• [GIVEN REQUEST]: Copy each line below that includes "chart".

• [MATERIAL SUPPLIED]:
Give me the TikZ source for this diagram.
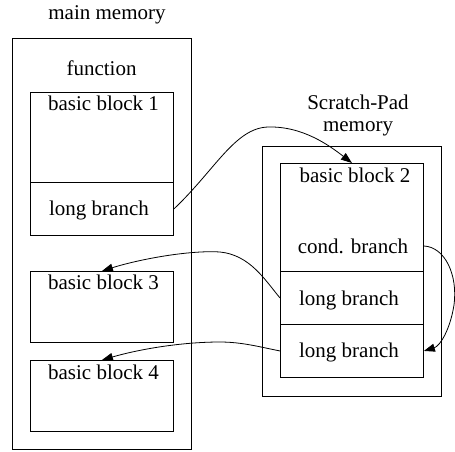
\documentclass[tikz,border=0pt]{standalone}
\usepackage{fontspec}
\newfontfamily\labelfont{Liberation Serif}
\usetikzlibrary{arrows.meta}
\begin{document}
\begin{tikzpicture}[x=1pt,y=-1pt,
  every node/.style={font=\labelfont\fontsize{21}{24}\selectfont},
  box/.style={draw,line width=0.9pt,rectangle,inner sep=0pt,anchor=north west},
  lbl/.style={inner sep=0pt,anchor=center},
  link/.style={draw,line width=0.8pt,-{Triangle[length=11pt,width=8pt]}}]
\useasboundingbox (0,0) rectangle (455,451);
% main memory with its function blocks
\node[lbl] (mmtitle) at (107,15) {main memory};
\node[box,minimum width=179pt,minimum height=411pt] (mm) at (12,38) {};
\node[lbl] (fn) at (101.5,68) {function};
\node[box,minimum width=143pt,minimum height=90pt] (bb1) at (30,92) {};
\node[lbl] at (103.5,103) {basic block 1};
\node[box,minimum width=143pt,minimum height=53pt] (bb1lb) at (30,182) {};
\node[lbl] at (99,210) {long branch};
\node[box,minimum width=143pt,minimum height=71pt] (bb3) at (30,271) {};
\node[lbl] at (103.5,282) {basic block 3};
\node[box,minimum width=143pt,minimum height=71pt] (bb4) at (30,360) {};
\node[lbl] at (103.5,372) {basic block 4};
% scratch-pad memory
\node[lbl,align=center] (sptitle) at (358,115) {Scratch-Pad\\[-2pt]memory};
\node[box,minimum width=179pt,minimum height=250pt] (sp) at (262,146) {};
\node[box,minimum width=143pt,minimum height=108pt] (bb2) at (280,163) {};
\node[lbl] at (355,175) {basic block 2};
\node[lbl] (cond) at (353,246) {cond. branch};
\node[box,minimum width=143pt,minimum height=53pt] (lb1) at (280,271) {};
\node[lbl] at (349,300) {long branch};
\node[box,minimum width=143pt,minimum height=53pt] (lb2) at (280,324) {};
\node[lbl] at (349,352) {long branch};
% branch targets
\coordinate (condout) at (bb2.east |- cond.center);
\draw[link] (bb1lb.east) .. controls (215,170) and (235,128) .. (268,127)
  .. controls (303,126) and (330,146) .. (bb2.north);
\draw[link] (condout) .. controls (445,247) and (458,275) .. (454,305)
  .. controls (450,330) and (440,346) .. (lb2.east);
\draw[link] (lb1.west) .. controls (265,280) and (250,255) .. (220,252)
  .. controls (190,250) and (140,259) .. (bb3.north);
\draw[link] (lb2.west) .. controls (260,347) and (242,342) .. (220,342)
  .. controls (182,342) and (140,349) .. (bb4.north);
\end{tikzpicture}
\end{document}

==

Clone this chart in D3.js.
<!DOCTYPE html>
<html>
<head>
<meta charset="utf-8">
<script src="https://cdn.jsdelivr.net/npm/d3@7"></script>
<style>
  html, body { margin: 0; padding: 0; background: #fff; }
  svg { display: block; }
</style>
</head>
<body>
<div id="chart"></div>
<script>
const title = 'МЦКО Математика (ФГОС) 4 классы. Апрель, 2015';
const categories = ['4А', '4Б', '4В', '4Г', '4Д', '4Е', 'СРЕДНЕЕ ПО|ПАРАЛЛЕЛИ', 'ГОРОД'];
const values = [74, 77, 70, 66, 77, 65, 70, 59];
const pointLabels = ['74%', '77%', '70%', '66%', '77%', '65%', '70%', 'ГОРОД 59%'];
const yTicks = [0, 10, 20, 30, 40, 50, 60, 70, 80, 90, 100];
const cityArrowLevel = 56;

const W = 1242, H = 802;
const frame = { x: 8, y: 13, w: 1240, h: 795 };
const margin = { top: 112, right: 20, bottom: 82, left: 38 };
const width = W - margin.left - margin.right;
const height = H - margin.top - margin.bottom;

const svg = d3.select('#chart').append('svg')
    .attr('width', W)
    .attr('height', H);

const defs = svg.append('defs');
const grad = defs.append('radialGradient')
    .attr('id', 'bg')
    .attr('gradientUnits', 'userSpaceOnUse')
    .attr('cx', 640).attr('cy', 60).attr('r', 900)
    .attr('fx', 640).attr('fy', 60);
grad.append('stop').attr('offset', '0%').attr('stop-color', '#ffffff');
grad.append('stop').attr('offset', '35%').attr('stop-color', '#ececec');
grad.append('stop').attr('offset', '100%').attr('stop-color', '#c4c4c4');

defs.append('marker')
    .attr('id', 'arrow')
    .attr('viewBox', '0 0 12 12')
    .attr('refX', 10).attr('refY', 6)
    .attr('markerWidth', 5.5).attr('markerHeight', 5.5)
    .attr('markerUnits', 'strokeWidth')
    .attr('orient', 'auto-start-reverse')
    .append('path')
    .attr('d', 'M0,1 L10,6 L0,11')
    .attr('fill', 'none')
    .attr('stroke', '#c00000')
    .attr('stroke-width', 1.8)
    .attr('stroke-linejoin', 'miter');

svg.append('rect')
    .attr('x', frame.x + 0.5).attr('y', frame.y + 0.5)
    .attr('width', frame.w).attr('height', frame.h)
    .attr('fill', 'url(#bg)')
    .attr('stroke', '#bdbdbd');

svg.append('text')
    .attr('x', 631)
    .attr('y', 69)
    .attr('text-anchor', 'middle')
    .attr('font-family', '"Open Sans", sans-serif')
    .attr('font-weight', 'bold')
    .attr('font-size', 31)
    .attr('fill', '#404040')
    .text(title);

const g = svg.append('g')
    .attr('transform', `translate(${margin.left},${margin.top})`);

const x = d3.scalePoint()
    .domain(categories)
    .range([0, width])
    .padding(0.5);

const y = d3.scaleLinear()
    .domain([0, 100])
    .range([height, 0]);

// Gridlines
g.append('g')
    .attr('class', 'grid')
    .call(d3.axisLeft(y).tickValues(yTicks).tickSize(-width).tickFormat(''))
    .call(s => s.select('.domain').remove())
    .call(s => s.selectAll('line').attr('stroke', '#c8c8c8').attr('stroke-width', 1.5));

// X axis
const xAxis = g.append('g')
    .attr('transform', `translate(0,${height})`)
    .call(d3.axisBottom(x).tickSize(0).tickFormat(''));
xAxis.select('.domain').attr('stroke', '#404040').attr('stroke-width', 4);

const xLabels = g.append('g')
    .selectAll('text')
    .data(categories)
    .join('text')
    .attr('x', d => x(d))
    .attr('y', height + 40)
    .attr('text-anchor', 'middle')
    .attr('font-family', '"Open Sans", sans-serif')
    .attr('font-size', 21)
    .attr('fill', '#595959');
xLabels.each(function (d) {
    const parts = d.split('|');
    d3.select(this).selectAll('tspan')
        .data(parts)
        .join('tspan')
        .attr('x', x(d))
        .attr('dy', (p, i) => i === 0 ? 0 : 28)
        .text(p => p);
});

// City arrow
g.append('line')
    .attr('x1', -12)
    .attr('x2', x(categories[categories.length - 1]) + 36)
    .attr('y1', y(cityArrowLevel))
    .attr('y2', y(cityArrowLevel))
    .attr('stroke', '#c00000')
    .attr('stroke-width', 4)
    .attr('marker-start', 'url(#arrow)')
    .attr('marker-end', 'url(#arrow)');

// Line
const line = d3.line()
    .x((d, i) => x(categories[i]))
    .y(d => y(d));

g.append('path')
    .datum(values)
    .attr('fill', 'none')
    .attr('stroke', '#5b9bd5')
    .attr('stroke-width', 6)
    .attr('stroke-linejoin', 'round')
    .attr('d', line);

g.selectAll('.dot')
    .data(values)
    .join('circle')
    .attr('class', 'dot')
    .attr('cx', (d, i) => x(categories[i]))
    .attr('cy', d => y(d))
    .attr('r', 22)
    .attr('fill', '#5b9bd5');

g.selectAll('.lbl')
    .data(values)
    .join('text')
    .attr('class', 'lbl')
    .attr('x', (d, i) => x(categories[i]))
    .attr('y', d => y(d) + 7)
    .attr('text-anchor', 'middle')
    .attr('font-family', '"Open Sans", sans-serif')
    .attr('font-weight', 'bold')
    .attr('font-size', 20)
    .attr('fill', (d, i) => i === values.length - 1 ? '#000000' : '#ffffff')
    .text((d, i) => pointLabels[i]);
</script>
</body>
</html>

• [PROBLEM SOLUTION]:
Clone this chart in D3.js.
<div id="chart"></div>
const svg = d3.select('#chart').append('svg')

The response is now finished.